The results of the 2000 election turned out to be disastrous (in part)
due to the Ralph Nader candidacy. Al Gore won the popular vote with 48.5%
to Bush’s 48%. Nader ended up with 2.7% of the popular vote. If
Nader hadn’t been on the ballot, Gore would have carried Florida and New
Hampshire – and won the electoral vote by a 298 to 240 margin. Even
though the two Progressive candidates won by a 51% to 48% margin, we ended up
with eight years of George W. Bush.

The 43rd President had different plans for Clinton’s hard earned
surplus. Bush and the then GOP controlled Congress squandered the
surplus on two tax cuts for the wealthy and two wars. As John Kasich said
about the Republicans who controlled D.C. during the Bush
Administration: “They blew a $5 trillion surplus. The projected
annual surpluses were quickly spent, unfortunately by Republicans.”
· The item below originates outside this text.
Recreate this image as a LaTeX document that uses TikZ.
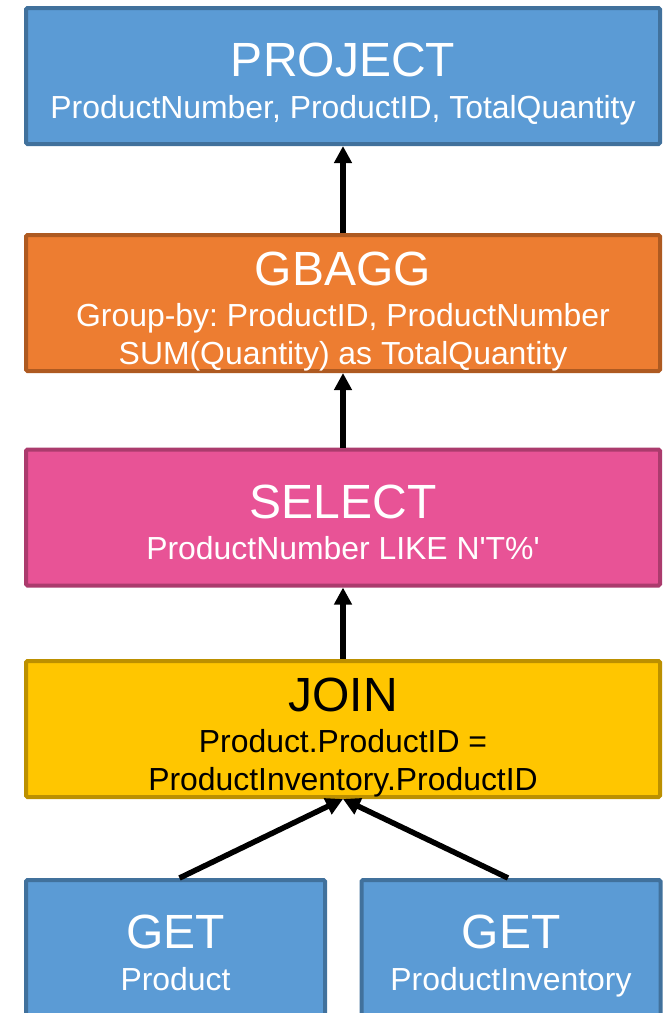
\documentclass[tikz,border=0pt]{standalone}
\usepackage{fontspec}
\setmainfont{Liberation Sans}
\usetikzlibrary{arrows.meta}

\definecolor{blueFill}{HTML}{5B9BD5}
\definecolor{blueLine}{HTML}{41719C}
\definecolor{orangeFill}{HTML}{ED7D31}
\definecolor{orangeLine}{HTML}{AE5A21}
\definecolor{pinkFill}{HTML}{E85396}
\definecolor{pinkLine}{HTML}{AB3B6D}
\definecolor{yellowFill}{HTML}{FFC600}
\definecolor{yellowLine}{HTML}{BC9000}

% operator name line (with a fixed top strut) and last detail line (fixed depth)
\newcommand\opTitle[1]{\rule{0pt}{50pt}{\fontsize{48}{57}\selectfont #1}}
\newcommand\opLast[1]{\rule[-7pt]{0pt}{7pt}#1}

\tikzset{
  opbox/.style={rectangle, rounded corners=1.5pt, line width=4pt,
    minimum width=634pt, minimum height=136pt, inner sep=0pt,
    align=center, text=white,
    font=\fontsize{31.9}{37.5}\selectfont\frenchspacing},
  getbox/.style={opbox, minimum width=299pt},
  flow/.style={line width=5.5pt, -{Triangle[width=17pt,length=17pt]}}
}

\begin{document}
\begin{tikzpicture}[x=1pt, y=-1pt]
  \useasboundingbox (0,0) rectangle (672,1013);
  \clip (0,0) rectangle (672,1013);

  \node[opbox, fill=blueFill, draw=blueLine] (project) at (343,76)
    {\opTitle{PROJECT}\\[4pt] \opLast{ProductNumber, ProductID, TotalQuantity}};
  \node[opbox, fill=orangeFill, draw=orangeLine] (gbagg) at (343,303)
    {\opTitle{GBAGG}\\[4pt] Group-by: ProductID, ProductNumber\\ \opLast{SUM(Quantity) as TotalQuantity}};
  \node[opbox, fill=pinkFill, draw=pinkLine] (select) at (343,517.5)
    {\opTitle{SELECT}\\[4pt] \opLast{ProductNumber LIKE N\textquotesingle T\%\textquotesingle}};
  \node[opbox, fill=yellowFill, draw=yellowLine, text=black] (join) at (343,729)
    {\opTitle{JOIN}\\[4pt] Product.ProductID =\\ \opLast{ProductInventory.ProductID}};
  \node[getbox, fill=blueFill, draw=blueLine] (getprod) at (175.5,948)
    {\opTitle{GET}\\[4pt] \opLast{Product}};
  \node[getbox, fill=blueFill, draw=blueLine] (getinv) at (511,948)
    {\opTitle{GET}\\[4pt] \opLast{ProductInventory}};

  \draw[flow] (gbagg.north) -- (project.south);
  \draw[flow] (select.north) -- (gbagg.south);
  \draw[flow] (join.north) -- (select.south);
  \draw[flow] ([xshift=4pt]getprod.north) -- (join.south);
  \draw[flow] ([xshift=-3pt]getinv.north) -- (join.south);
\end{tikzpicture}
\end{document}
When President Obama took office in January 2009, he inherited an
annual deficit of $1.3 trillion or 9.8% of GDP. Moreover, the economy had
collapsed and was shedding an alarming 800,000 jobs per month. Bush bequeathed
to Obama the most desperate situation any President had inherited from a
predecessor since Lincoln in 1861 and Franklin Roosevelt in 1933. As
noted historian Jean Edward Smith wrote: “Rarely in the history of the
U.S. has the nation been so ill-served as during the presidency of George W.
Bush.”

Our current President immediately got to work and passed the Recovery
Act by February 17, 2009. It is the consensus of economists that Recovery
Act ended the deepest economic downturn since the 1930s and began the current
recovery. President Obama and the Democratic led Congress followed up the
Recovery Act by passing the Ledbetter Act, the Affordable Care Act and the
Dodd-Frank Act. The first two years of the Obama Presidency was the most
productive legislative output since the LBJ Presidency between 1964-66.

Thanks to the leadership of President Obama and the Democrats in
Congress, the country has enjoyed 75 consecutive months of job growth.
The economy has created 14 million jobs since 2010 and the unemployment
rate has been reduced from 10% to 4.7%. It is the best record of job
creation since President Clinton’s second term.

Contrary to what you may hear from the GOP and the right wing media,
these are good jobs. After accounting for inflation, middle
class incomes rose 3.9 percent in 2015 to $48,768 — the strongest annual
gain since 1998. According to Emmanuel Saez, an economics professor
at the University of California, Berkeley: “It is indeed the best growth
year for the bottom 90 percent and bottom 99 percent since the late
1990s.”

The country has experienced similar progress on the budget deficit.
Since President Obama has taken office, the deficit has been reduced from
9.8% of GDP to 2.5% of GDP. (As a point of comparison, the federal
deficit was 3% of GDP during the eighth year of the Reagan Presidency.)
This is the fastest rate of deficit reduction since the late 1940s.
I like to say this is the greatest story never told!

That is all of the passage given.